ISBN 978-58832-192-3.

Review by Constance MacDonald and William Scott


The newly released book by Karren LaLonde Alenier, The Steiney Road to Operadom:  The Making of American Operas, is an interesting personal memoir of the author’s experience writing an opera in collaboration with composer William Banfield.  The opera, entitled  Gertrude Stein Invents a Jump Early On, was performed at the Encompass New Opera Theater in New York City in 2005.

In the introduction to this book of essays, Ms. Alenier posses several interesting questions.  “How are operas created?  Do the words or music come first?  Who writes the words of an opera?  What happens when a poet becomes a librettist?  What is an American opera?  What contribution did Gertrude Stein and Virgil Thomson make to the repertory of American opera?  Why is opera so expensive to produce?” 

While the book does offer several stories about developing and producing contemporary opera, the author’s focus is primarily on her own journey.  A more expansive roadmap might have been crafted with additional research. As an example, we would have benefited from a more in depth discussion of why Gertrude Stein was chosen as an opera subject. 

Alenier’s style is chatty and the book is full of interesting gossip that will entertain the opera buff.  She does describe the dedication, drama, and luck necessary to successfully write and produce an American opera. This book exposes its audience to a unique niche in today’s musical arts, new American opera. Opera fans will enjoy the book.     


Constance MacDonald is a musician and vocal, instrumental, and experimental theater piano accompanist.  She majored in music during undergraduate studies at the University of Louisville and has a Master of Information Management from the University of Maryland, College Park (College of Information Studies).  Her career has covered information-related technology, including satellite and technical communication and applications.
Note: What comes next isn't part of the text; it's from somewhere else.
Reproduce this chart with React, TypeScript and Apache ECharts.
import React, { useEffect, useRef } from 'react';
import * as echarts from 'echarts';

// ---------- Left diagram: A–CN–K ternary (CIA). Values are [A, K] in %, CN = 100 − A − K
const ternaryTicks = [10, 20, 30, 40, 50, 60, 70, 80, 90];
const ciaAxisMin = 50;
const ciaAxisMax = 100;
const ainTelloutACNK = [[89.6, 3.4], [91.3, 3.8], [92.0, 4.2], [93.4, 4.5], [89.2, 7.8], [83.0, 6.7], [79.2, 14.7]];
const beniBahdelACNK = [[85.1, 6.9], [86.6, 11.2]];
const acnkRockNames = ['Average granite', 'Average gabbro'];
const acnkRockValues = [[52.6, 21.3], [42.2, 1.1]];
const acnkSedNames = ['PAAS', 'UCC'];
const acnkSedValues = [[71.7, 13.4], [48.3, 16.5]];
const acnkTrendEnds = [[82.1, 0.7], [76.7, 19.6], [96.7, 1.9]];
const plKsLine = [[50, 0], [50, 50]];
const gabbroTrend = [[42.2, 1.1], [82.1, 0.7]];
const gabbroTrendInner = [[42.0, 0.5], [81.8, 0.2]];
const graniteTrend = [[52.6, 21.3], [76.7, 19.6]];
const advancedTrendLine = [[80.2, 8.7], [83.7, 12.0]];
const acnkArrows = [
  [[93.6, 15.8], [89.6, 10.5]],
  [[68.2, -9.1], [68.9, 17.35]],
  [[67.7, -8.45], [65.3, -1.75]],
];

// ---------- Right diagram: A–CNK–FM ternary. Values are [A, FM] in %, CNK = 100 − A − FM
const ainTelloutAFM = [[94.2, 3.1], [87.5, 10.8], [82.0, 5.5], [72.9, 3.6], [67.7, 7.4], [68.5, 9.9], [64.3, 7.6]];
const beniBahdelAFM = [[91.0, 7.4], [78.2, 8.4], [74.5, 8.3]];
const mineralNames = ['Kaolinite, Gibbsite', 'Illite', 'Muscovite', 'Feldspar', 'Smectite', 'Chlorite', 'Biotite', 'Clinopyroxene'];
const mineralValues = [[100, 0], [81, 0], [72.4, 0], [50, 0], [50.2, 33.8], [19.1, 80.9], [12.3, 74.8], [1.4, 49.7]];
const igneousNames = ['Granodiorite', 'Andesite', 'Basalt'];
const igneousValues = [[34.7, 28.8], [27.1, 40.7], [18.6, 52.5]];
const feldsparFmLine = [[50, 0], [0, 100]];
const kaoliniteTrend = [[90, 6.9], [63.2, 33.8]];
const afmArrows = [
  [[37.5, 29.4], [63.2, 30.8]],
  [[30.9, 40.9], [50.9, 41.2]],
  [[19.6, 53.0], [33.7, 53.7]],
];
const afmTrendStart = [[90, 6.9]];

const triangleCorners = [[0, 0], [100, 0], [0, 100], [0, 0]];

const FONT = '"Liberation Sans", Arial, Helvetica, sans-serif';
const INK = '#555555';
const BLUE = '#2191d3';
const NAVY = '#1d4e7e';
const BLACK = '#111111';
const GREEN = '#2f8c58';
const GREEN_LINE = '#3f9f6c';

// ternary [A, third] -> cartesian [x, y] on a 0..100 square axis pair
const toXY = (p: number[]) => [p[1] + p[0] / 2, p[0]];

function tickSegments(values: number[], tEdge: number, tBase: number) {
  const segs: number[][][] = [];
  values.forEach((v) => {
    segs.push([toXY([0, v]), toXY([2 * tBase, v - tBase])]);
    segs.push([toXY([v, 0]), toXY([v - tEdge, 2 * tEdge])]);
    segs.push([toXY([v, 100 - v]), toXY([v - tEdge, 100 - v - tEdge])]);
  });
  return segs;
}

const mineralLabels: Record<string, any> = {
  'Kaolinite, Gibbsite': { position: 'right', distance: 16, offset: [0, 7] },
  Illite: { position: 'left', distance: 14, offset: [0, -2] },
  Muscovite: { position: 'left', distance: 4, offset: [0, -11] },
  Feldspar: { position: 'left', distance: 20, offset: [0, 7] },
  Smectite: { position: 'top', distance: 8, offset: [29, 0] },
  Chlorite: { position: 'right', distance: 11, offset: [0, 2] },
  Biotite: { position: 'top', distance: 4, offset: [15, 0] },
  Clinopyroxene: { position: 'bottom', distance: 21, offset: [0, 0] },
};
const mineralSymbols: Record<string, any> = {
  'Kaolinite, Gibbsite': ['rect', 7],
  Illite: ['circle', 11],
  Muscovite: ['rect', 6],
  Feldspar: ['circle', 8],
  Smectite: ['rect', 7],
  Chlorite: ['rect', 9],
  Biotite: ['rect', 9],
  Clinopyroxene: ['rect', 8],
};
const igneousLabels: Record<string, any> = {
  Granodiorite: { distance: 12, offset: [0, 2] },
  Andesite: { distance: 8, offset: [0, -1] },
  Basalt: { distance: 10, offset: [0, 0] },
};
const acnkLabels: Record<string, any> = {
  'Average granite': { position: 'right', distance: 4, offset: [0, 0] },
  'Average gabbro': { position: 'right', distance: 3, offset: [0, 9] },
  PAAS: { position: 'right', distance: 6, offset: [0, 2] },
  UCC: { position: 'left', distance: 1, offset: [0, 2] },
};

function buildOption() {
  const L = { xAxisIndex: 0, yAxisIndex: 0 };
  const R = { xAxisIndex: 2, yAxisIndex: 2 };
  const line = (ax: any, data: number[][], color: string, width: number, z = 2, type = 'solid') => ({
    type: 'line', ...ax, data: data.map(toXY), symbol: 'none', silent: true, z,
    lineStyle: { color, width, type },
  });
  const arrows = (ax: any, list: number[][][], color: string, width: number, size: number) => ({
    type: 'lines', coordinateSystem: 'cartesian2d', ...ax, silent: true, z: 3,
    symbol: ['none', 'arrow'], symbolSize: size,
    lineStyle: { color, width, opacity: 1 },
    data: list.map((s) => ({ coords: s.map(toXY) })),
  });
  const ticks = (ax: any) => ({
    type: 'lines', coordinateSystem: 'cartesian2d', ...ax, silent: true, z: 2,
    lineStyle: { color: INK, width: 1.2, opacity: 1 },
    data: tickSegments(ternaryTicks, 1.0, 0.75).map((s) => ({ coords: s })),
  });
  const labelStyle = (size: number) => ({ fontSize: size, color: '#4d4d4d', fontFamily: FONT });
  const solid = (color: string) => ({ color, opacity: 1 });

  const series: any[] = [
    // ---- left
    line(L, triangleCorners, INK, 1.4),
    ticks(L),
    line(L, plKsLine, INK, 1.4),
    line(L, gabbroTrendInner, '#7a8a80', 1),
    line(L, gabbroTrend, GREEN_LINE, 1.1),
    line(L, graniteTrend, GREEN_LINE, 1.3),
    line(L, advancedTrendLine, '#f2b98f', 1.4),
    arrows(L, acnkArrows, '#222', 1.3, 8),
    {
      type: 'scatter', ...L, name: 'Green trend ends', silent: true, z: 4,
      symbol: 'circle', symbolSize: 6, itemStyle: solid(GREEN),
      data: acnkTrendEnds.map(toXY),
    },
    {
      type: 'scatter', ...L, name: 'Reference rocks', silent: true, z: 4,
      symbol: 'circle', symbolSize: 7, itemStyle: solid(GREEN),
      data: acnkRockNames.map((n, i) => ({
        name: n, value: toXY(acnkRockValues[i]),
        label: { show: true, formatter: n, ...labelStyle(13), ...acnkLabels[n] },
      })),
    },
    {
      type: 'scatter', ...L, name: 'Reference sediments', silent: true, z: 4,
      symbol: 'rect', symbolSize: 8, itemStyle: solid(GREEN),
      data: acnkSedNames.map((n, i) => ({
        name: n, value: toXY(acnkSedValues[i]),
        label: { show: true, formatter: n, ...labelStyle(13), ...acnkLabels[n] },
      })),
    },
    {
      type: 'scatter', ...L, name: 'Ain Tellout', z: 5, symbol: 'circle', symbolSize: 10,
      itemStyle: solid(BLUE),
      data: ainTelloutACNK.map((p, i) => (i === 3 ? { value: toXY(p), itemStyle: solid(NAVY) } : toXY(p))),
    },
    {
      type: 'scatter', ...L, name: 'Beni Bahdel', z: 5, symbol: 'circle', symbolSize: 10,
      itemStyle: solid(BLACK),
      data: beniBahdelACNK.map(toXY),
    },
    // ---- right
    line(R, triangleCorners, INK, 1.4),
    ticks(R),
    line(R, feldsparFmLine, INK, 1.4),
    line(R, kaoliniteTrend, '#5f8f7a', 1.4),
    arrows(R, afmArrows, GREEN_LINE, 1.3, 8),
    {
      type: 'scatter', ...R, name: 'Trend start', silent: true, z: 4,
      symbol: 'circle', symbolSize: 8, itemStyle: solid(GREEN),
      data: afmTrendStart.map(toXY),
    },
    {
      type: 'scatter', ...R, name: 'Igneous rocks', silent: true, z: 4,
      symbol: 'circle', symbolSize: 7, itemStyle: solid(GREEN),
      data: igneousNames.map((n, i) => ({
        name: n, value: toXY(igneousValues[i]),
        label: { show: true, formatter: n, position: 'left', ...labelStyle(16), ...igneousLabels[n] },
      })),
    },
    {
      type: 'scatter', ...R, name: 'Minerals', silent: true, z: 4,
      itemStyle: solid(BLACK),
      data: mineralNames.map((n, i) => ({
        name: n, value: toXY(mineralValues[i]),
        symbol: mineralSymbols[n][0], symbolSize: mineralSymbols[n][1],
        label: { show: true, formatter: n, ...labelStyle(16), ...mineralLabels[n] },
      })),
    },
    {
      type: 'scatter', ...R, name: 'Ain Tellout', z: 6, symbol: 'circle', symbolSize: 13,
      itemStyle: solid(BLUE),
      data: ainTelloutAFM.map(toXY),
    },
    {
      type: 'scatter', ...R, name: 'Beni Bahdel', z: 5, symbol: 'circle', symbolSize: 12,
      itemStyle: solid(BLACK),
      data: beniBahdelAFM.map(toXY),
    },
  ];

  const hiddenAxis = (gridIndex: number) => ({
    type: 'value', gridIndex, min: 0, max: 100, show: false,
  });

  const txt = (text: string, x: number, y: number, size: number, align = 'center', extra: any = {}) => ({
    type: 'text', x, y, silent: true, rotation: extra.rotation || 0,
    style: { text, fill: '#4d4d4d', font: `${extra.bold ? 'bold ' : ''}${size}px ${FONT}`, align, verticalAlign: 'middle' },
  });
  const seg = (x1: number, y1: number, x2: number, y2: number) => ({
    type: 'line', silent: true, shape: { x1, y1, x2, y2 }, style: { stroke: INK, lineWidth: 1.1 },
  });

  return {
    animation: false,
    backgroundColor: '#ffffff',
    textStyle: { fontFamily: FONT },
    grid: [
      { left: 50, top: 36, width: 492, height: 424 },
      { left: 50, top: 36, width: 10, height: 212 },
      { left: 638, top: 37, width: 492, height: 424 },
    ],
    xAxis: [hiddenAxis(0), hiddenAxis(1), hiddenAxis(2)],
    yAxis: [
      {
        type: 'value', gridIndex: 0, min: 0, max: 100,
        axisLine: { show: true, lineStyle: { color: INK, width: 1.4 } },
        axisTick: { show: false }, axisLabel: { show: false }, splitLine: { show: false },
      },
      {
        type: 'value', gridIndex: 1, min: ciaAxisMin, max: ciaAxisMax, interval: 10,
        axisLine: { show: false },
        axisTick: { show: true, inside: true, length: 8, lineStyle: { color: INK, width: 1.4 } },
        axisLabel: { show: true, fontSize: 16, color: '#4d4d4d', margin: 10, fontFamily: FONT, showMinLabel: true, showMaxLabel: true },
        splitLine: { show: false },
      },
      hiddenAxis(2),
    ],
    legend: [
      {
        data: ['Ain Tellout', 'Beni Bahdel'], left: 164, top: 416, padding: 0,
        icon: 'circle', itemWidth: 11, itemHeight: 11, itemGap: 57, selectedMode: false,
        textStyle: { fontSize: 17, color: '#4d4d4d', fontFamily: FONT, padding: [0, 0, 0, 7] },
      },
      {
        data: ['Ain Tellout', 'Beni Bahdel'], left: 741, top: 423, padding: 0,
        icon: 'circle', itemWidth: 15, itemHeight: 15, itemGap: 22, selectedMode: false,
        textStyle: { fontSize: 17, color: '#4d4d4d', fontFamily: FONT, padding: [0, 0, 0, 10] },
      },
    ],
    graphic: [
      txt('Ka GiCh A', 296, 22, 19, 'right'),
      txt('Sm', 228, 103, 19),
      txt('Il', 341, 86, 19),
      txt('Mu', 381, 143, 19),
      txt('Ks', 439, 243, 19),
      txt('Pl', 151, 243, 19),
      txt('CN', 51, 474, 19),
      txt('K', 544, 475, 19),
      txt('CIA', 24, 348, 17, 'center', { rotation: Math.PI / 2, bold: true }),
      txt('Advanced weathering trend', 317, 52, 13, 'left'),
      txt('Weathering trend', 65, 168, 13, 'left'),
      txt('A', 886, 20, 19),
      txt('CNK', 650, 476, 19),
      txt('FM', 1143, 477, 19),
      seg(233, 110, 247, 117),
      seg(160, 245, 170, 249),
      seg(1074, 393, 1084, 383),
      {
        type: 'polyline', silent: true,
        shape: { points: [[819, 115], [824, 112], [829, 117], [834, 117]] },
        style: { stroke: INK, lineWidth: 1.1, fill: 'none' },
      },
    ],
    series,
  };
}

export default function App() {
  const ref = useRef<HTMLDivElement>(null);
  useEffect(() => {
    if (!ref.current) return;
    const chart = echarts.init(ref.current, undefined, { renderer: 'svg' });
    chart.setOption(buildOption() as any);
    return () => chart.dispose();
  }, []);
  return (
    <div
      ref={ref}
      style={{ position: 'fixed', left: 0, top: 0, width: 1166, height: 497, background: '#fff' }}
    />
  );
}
William Scott is a violinist, lawyer, professor of military and political science, and a retired colonel in the U.S. Army.  Colonel Scott carried his violin with him to duty stations, playing with community orchestras in Vietnam, Germany, and in the United States.  He holds a juris doctor degree from the University of Maryland and masters degrees from Baruch College of the City University of New York and St. John’s College of Annapolis.